Today Raymond was sentenced to four years in prison followed by 11 years on sex-offender probation. His sentence may have been far lower had he not also been sentenced on grave charges in Volusia County—aggravated assault with a deadly weapon and two counts of throwing a deadly missile into an occupied vehicle. Added together, the Flagler and Volusia charges exposed him to life in prison, the judge told him today, with a minimum mandatory sentence of 15 years.
The negotiated plea set all that aside for the four years, a remarkable “downward departure,” as the legal term goes, from the sentencing guidelines despite the combined severity of the charges. (A Flagler County Sheriff’s release this afternoon incorrectly attributed the four-year sentence only to the two statutory rape counts.)
At one point Raymond had suggested that he might want an open plea: instead of going with the negotiated agreement, he wanted the judge to impose the sentence. Nichols advised him strongly against it, in essence telling him without explicitly saying so that with an open plea, she could sentence him to life in prison, or to 15 years, or to anywhere between that minimum and life. He relented. Raymond is white.
Jordan Pittmon is a 26-year-old Palm Coast resident. In May 2024 he had sex with a 13-year-old girl who had snuck out of her house. They had sex three times one night and the next morning.

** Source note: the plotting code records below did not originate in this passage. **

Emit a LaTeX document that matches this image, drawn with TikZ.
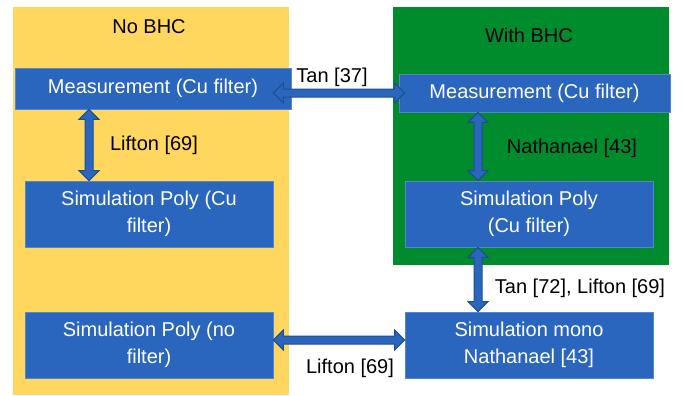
\documentclass[tikz,border=0pt]{standalone}
\usepackage{fontspec}
\setmainfont{Liberation Sans}
\usepackage{tikz}
\usetikzlibrary{calc}
\definecolor{boxblue}{HTML}{2A66BE}
\definecolor{edgeblue}{HTML}{1F4E8F}
\definecolor{panelyellow}{HTML}{FFD75F}
\definecolor{panelgreen}{HTML}{008C2C}
\newcommand{\dblarrow}[2]{%
\coordinate (p) at ($(#1)!5pt!(#2)$);
\coordinate (q) at ($(#2)!5pt!(#1)$);
\filldraw[bigarrow] (#1) -- ($(p)!5pt!90:(#1)$) -- ($(p)!2pt!90:(#1)$) -- ($(q)!2pt!-90:(#2)$) -- ($(q)!5pt!-90:(#2)$) -- (#2) -- ($(q)!5pt!90:(#2)$) -- ($(q)!2pt!90:(#2)$) -- ($(p)!2pt!-90:(#1)$) -- ($(p)!5pt!-90:(#1)$) -- cycle;}

\begin{document}
\begin{tikzpicture}[x = 0.5pt, y = -0.5pt,
  font = \fontsize{10}{13.5}\selectfont,
  box/.style = {fill = boxblue, draw = boxblue!80!white, line width = 0.3pt, text = white, align = center, inner sep = 0pt, minimum width = 124pt, minimum height = 33pt},
  bigarrow/.style = {fill = boxblue, draw = edgeblue, line width = 0.5pt, line join = miter},
  tag/.style = {inner sep = 0pt}]
\useasboundingbox (0, 0) rectangle (686, 396);
\fill[panelyellow] (13, 7) rectangle (289, 395);
\fill[panelgreen] (393, 7) rectangle (669, 265);
\node[tag] (nobhc) at (149, 27) {No BHC};
\node[tag] (withbhc) at (529, 35) {With BHC};
\node[box, minimum width = 138pt, minimum height = 20.5pt] (lmeas) at (153, 88.5) {Measurement (Cu filter)};
\node[box, minimum width = 135.5pt, minimum height = 19pt] (rmeas) at (534.5, 93) {Measurement (Cu filter)};
\node[box] (lsim) at (149, 214) {Simulation Poly (Cu\\filter)};
\node[box] (rsim) at (529, 214) {Simulation Poly\\(Cu filter)};
\node[box] (lnof) at (149, 345) {Simulation Poly (no\\filter)};
\node[box] (mono) at (529, 345) {Simulation mono\\Nathanael [43]};
\coordinate (a1) at ([xshift = -32pt]lmeas.south);
\dblarrow{a1}{a1 |- lsim.north}
\coordinate (a2) at ([xshift = -25.5pt]rsim.north);
\dblarrow{a2 |- rmeas.south}{a2}
\coordinate (a3) at ([xshift = -25.5pt]rsim.south);
\dblarrow{a3}{a3 |- mono.north}
\coordinate (a4) at (lsim.east |- rmeas.west);
\dblarrow{a4}{rsim.west |- rmeas.west}
\coordinate (a5) at ([yshift = 2.5pt]lnof.east);
\dblarrow{a5}{a5 -| mono.west}
\node[tag] (tan) at (332, 77) {Tan [37]};
\node[tag] (lifton) at (154, 145) {Lifton [69]};
\node[tag] (nath) at (572, 148) {Nathanael [43]};
\node[tag] (tanlifton) at (580, 288) {Tan [72], Lifton [69]};
\node[tag] (liftonb) at (350, 368) {Lifton [69]};
\end{tikzpicture}
\end{document}
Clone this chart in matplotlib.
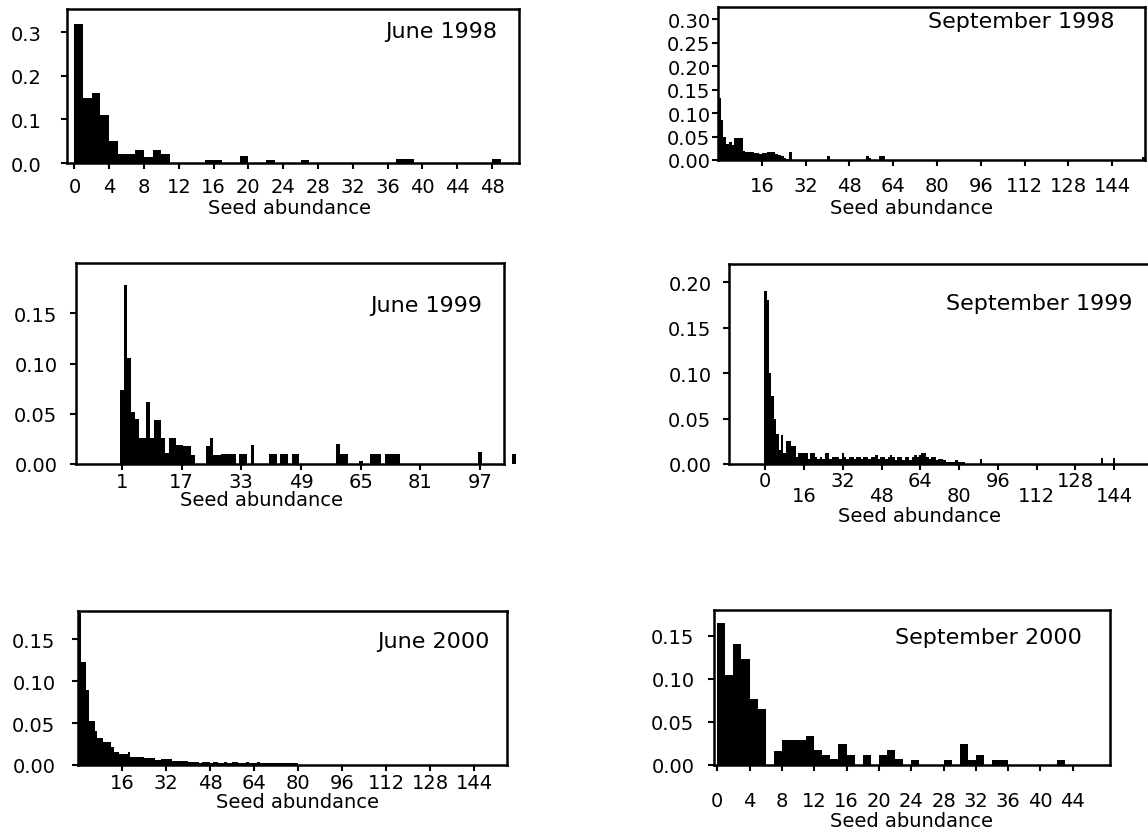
import matplotlib
matplotlib.use("Agg")
import matplotlib.pyplot as plt
from matplotlib.ticker import FixedLocator, FixedFormatter

plt.rcParams['font.family'] = ['DejaVu Sans']

# ---- data (relative frequency per seed abundance class) ----
june98_x = list(range(50))
june98_h = [0.32, 0.15, 0.16, 0.11, 0.05, 0.021, 0.021, 0.03, 0.013, 0.03,
            0.021, 0, 0, 0, 0, 0.007, 0.007, 0, 0, 0.017,
            0, 0, 0.007, 0, 0, 0, 0.007, 0, 0, 0,
            0, 0, 0, 0, 0, 0, 0, 0.009, 0.009, 0,
            0, 0, 0, 0, 0, 0, 0, 0, 0.009, 0]

sep98_x = list(range(61)) + [155]
sep98_h = [0.133, 0.085, 0.048, 0.035, 0.038, 0.032, 0.046, 0.046, 0.046, 0.02,
           0.018, 0.018, 0.018, 0.015, 0.015, 0.012, 0.014, 0.014, 0.018, 0.018,
           0.018, 0.012, 0.01, 0.008, 0.004, 0.003, 0.018, 0, 0, 0,
           0, 0, 0, 0, 0, 0, 0, 0, 0, 0,
           0.008, 0, 0, 0, 0, 0, 0, 0, 0, 0,
           0, 0, 0, 0, 0.008, 0.005, 0, 0, 0, 0.009,
           0.009, 0.007]

june99_x = list(range(1, 50)) + [59, 60, 61, 65, 68, 69, 70, 72, 73, 74, 75, 97, 106]
june99_h = [0.074, 0.178, 0.105, 0.052, 0.045, 0.026, 0.026, 0.062, 0.026, 0.044,
            0.044, 0.026, 0.011, 0.026, 0.026, 0.019, 0.019, 0.018, 0.018, 0.009,
            0, 0, 0, 0.018, 0.026, 0.009, 0.009, 0.01, 0.01, 0.01,
            0.01, 0, 0.01, 0.01, 0, 0.019, 0, 0, 0, 0,
            0.01, 0.01, 0, 0.01, 0.01, 0, 0.01, 0.01, 0,
            0.02, 0.01, 0.01, 0.003, 0.01, 0.01, 0.01, 0.01, 0.01, 0.01, 0.01,
            0.012, 0.01]

sep99_x = list(range(83)) + [89, 139, 144]
sep99_h = [0.19, 0.18, 0.10, 0.075, 0.05, 0.033, 0.015, 0.032, 0.012, 0.025,
           0.025, 0.02, 0.02, 0.008, 0.012, 0.012, 0.012, 0.012, 0.005, 0.012,
           0.012, 0.008, 0.005, 0.008, 0.005, 0.012, 0.012, 0.006, 0.008, 0.008,
           0.008, 0.006, 0.012, 0.008, 0.005, 0.008, 0.008, 0.005, 0.008, 0.008,
           0.005, 0.008, 0.008, 0.005, 0.008, 0.008, 0.01, 0.005, 0.008, 0.008,
           0.005, 0.008, 0.01, 0.008, 0.004, 0.008, 0.008, 0.004, 0.008, 0.008,
           0.004, 0.008, 0.01, 0.008, 0.01, 0.012, 0.012, 0.008, 0.005, 0.008,
           0.008, 0.004, 0.006, 0.006, 0.004, 0.002, 0.002, 0.002, 0.002, 0.004,
           0.002, 0.002, 0.002,
           0.005, 0.007, 0.007]

june00_x = list(range(80))
june00_h = [0.182, 0.123, 0.123, 0.09, 0.053, 0.053, 0.041, 0.032, 0.032, 0.028,
            0.028, 0.028, 0.022, 0.015, 0.015, 0.013, 0.013, 0.013, 0.016, 0.01,
            0.01, 0.01, 0.01, 0.01, 0.008, 0.008, 0.008, 0.008, 0.006, 0.006,
            0.007, 0.007, 0.007, 0.007, 0.005, 0.005, 0.005, 0.005, 0.005, 0.005,
            0.003, 0.003, 0.004, 0.003, 0.002, 0.003, 0.004, 0.003, 0.002, 0.003,
            0.003, 0.002, 0.002, 0.003, 0.002, 0.002, 0.003, 0.003, 0.002, 0.002,
            0.002, 0.003, 0.002, 0.002, 0.002, 0.003, 0.002, 0.002, 0.002, 0.002,
            0.002, 0.002, 0.002, 0.002, 0.002, 0.002, 0.002, 0.002, 0.002, 0.002]

sep00_x = list(range(43))
sep00_h = [0.165, 0.105, 0.14, 0.123, 0.077, 0.065, 0, 0.016, 0.029, 0.029,
           0.029, 0.034, 0.018, 0.012, 0.007, 0.024, 0.012, 0, 0.012, 0,
           0.012, 0.017, 0.007, 0, 0.006, 0, 0, 0, 0.006, 0,
           0.024, 0.006, 0.012, 0, 0.006, 0.006, 0, 0, 0, 0,
           0, 0, 0.006]

titles = ['June 1998', 'September 1998', 'June 1999',
          'September 1999', 'June 2000', 'September 2000']

W, H = 1148, 837
fig = plt.figure(figsize=(W / 100, H / 100), dpi=100)
PT = 0.72  # points per pixel at 100 dpi


def add_ax(box):
    left, right, top, bottom = box
    return fig.add_axes([left / W, 1 - bottom / H, (right - left) / W, (bottom - top) / H])


def style(ax, box, title, title_off, xpad, ypad, label_xy):
    left, right, top, bottom = box
    for s in ax.spines.values():
        s.set_linewidth(1.8)
    ax.tick_params(direction='out', length=4, width=1.5, labelsize=14,
                   top=False, right=False)
    ax.tick_params(axis='x', pad=xpad * PT)
    ax.tick_params(axis='y', pad=ypad * PT)
    ax.annotate(title, xy=(1, 1), xycoords='axes fraction',
                xytext=(-title_off[0] * PT, -title_off[1] * PT),
                textcoords='offset points', ha='right', va='center', fontsize=16)
    ax.set_xlabel('Seed abundance', fontsize=14)
    lx, ly = label_xy
    ax.xaxis.set_label_coords((lx - left) / (right - left), (bottom - ly) / (bottom - top))
    ax.xaxis.label.set_verticalalignment('center')


# June 1998
box = (67, 519, 10, 164)
ax = add_ax(box)
ax.bar(june98_x, june98_h, width=1, align='edge', color='black')
ax.set_xlim(-0.85, 51.1)
ax.set_ylim(0, 0.354)
ax.set_xticks(range(0, 49, 4))
ax.set_yticks([0, 0.1, 0.2, 0.3])
ax.set_yticklabels(['0.0', '0.1', '0.2', '0.3'])
style(ax, box, titles[0], (22, 22), 8, 20, (290, 209))

# September 1998
box = (718, 1145, 8, 161)
ax = add_ax(box)
ax.bar(sep98_x, sep98_h, width=1, align='edge', color='black')
ax.set_xlim(0, 156)
ax.set_ylim(0, 0.326)
ax.set_xticks(range(16, 145, 16))
ax.set_yticks([0, 0.05, 0.1, 0.15, 0.2, 0.25, 0.3])
ax.set_yticklabels(['0.00', '0.05', '0.10', '0.15', '0.20', '0.25', '0.30'])
style(ax, box, titles[1], (30, 14), 10, 2, (912, 208))

# June 1999
box = (76, 504, 264, 465)
ax = add_ax(box)
bars = ax.bar(june99_x, june99_h, width=1, align='center', color='black')
bars[-1].set_clip_on(False)
ax.set_xlim(-11.3, 103.4)
ax.set_ylim(0, 0.2)
ax.set_xticks(range(1, 98, 16))
ax.set_yticks([0, 0.05, 0.1, 0.15])
ax.set_yticklabels(['0.00', '0.05', '0.10', '0.15'])
style(ax, box, titles[2], (22, 42), 2, 13, (261, 501))

# September 1999 (labels staggered on two rows)
box = (729, 1160, 265, 465)
ax = add_ax(box)
ax.bar(sep99_x, sep99_h, width=1, align='center', color='black')
ax.set_xlim(-15, 163)
ax.set_ylim(0, 0.22)
ax.xaxis.set_major_locator(FixedLocator([0, 32, 64, 96, 128]))
ax.xaxis.set_minor_locator(FixedLocator([16, 48, 80, 112, 144]))
ax.xaxis.set_minor_formatter(FixedFormatter(['16', '48', '80', '112', '144']))
ax.set_yticks([0, 0.05, 0.1, 0.15, 0.2])
ax.set_yticklabels(['0.00', '0.05', '0.10', '0.15', '0.20'])
style(ax, box, titles[3], (28, 39), 1, 12, (920, 516))
ax.tick_params(axis='x', which='minor', direction='out', length=4, width=1.5,
               labelsize=14, pad=16 * PT)

# June 2000
box = (78, 507, 612, 766)
ax = add_ax(box)
ax.bar(june00_x, june00_h, width=1, align='edge', color='black')
ax.set_xlim(0, 156)
ax.set_ylim(0, 0.184)
ax.set_xticks(range(16, 145, 16))
ax.set_yticks([0, 0.05, 0.1, 0.15])
ax.set_yticklabels(['0.00', '0.05', '0.10', '0.15'])
style(ax, box, titles[4], (17, 30), 2, 17, (297, 803))

# September 2000
box = (714, 1110, 611, 766)
ax = add_ax(box)
ax.bar(sep00_x, sep00_h, width=1, align='edge', color='black')
ax.set_xlim(-0.4, 48.6)
ax.set_ylim(0, 0.18)
ax.set_xticks(range(0, 45, 4))
ax.set_yticks([0, 0.05, 0.1, 0.15])
ax.set_yticklabels(['0.00', '0.05', '0.10', '0.15'])
style(ax, box, titles[5], (28, 27), 20, 14, (911, 822))

fig.savefig('out.png', dpi=100)
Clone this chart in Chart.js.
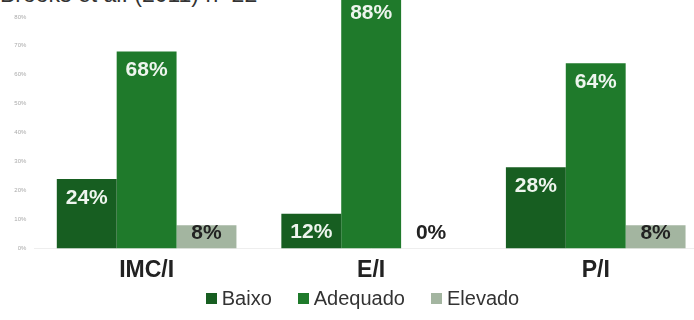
<!DOCTYPE html>
<html>
<head>
<meta charset="utf-8">
<script src="https://cdn.jsdelivr.net/npm/chart.js@4.4.1/dist/chart.umd.min.js"></script>
<style>
  html, body { margin: 0; padding: 0; background: #ffffff; overflow: hidden; width: 694px; height: 320px; }
  #title { position: absolute; left: 0px; top: -19px; font-family: "Liberation Sans", Arial, sans-serif; font-size: 23px; color: #333; white-space: nowrap; }
  #wrap { position: absolute; left: 0; top: -70px; width: 720px; height: 362px; }
  #legend { position: absolute; left: 0; top: 287px; width: 725px; display: flex; justify-content: center; align-items: center; font-family: "Liberation Sans", Arial, sans-serif; font-size: 20px; color: #333; }
  #legend .item { display: flex; align-items: center; margin: 0 13px; }
  #legend .box { width: 11px; height: 11px; margin-right: 5px; }
</style>
</head>
<body>
<div id="title">Brooks et al. (2011) n=22</div>
<div id="wrap"><canvas id="c" width="720" height="362"></canvas></div>
<div id="legend"></div>
<script>
const categories = ["IMC/I", "E/I", "P/I"];
const baixo = [24, 12, 28];
const adequado = [68, 88, 64];
const elevado = [8, 0, 8];
const seriesNames = ["Baixo", "Adequado", "Elevado"];
const yTicks = [0, 10, 20, 30, 40, 50, 60, 70, 80, 90, 100];

const colors = ["#175e21", "#1f7a2b", "#a3b5a0"];
const labelColors = ["#eef5ee", "#eef5ee", "#222222"];

const labelPlugin = {
  id: 'barLabels',
  afterDatasetsDraw(chart) {
    const ctx = chart.ctx;
    const base = chart.scales.y.getPixelForValue(0);
    ctx.save();
    ctx.font = 'bold 21px "Liberation Sans", Arial, sans-serif';
    ctx.textAlign = 'center';
    ctx.textBaseline = 'middle';
    chart.data.datasets.forEach((ds, di) => {
      const meta = chart.getDatasetMeta(di);
      meta.data.forEach((bar, i) => {
        const v = ds.data[i];
        const y = Math.min(bar.y + 19, base - 15);
        ctx.fillStyle = (v === 0) ? '#222222' : labelColors[di];
        ctx.fillText(v + '%', bar.x, y);
      });
    });
    ctx.restore();
  }
};

const chart = new Chart(document.getElementById('c'), {
  type: 'bar',
  data: {
    labels: categories,
    datasets: [
      { label: seriesNames[0], data: baixo, backgroundColor: colors[0] },
      { label: seriesNames[1], data: adequado, backgroundColor: colors[1] },
      { label: seriesNames[2], data: elevado, backgroundColor: colors[2] }
    ]
  },
  options: {
    responsive: false,
    animation: false,
    devicePixelRatio: 1,
    layout: { padding: { left: 3, right: 12, top: 29, bottom: 0 } },
    datasets: { bar: { categoryPercentage: 0.8, barPercentage: 1.0 } },
    scales: {
      x: {
        grid: { display: false, drawTicks: false },
        border: { display: true, color: '#eeeeee' },
        ticks: { color: '#222', font: { family: '"Liberation Sans", Arial, sans-serif', size: 23, weight: 'bold' }, padding: 8 }
      },
      y: {
        min: 0, max: 100,
        afterBuildTicks(axis) { axis.ticks = yTicks.map(v => ({ value: v })); },
        grid: { display: false, drawTicks: false },
        border: { display: false },
        ticks: { color: '#aaaaaa', font: { family: '"Liberation Sans", Arial, sans-serif', size: 6 }, padding: 8, callback: v => v + '%' }
      }
    },
    plugins: {
      legend: { display: false },
      tooltip: { enabled: false }
    }
  },
  plugins: [labelPlugin]
});

const legendEl = document.getElementById('legend');
chart.data.datasets.forEach(ds => {
  const item = document.createElement('div');
  item.className = 'item';
  const box = document.createElement('span');
  box.className = 'box';
  box.style.background = ds.backgroundColor;
  const txt = document.createElement('span');
  txt.textContent = ds.label;
  item.appendChild(box);
  item.appendChild(txt);
  legendEl.appendChild(item);
});
</script>
</body>
</html>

He was charged with one count of statutory rape. The Statewide prosecutor–as opposed to the local State Attorney’s Office–added a charge of traveling to meet a minor because Pittmon and the girl had chatted by Snapchat and at one point she had summoned him to pick her up from a Circle K.
Morales had also traveled to meet the 13-year-old, with whom he’d subsequently chatted on Snapchat, and had either himself or through his 15-year-old friend arranged for her to be picked up by an Uber. He did not face a charge of traveling to meet a minor. Raymond had also traveled to meet his girlfriend. One of their sexual encounters was in his car near the Palm Coast Walmart. He did not face a traveling to meet a minor charge.
Pittmon has never been arrested before. His total exposure on the two charges was 30 years, and the prosecutor said that if he’d gone to trial and was found guilty, the minimum sentence would have been nine and a half years.
His family members told the judge he’d been an honor student and held a job since he was 15 (he lost his job over the arrest) and had made an isolated mistake. “I totally understand punishment,” Pittmon’s father pleaded with the judge. “What we’re here for is to digress the punishment,” he said, noting his son’s clean record until now.
“This often is the case where people do things that they’re not supposed to do, and it doesn’t mean they’re a 100 percent a terrible person,” the judge told the family members. “There are some excellent aspects to your son’s personality, to his makeup, that he’s so well loved by people that are here today. But this is a serious crime.”
In his negotiated plea, Pittmon was sentenced to seven years in prison followed by five years on sex offender probation and a lifetime designation as a sex offender. Pittmon is Black.

























Atwp says
These stories are sickening. Am sure they are true but sickening. 26 year old having sex with a 13 year old. The other guys, these are terrible men. The sad thing is these kind of things happens all the time very few get caught. Black men keep it zipped. Date adult women, leave girls alone. That goes for all men.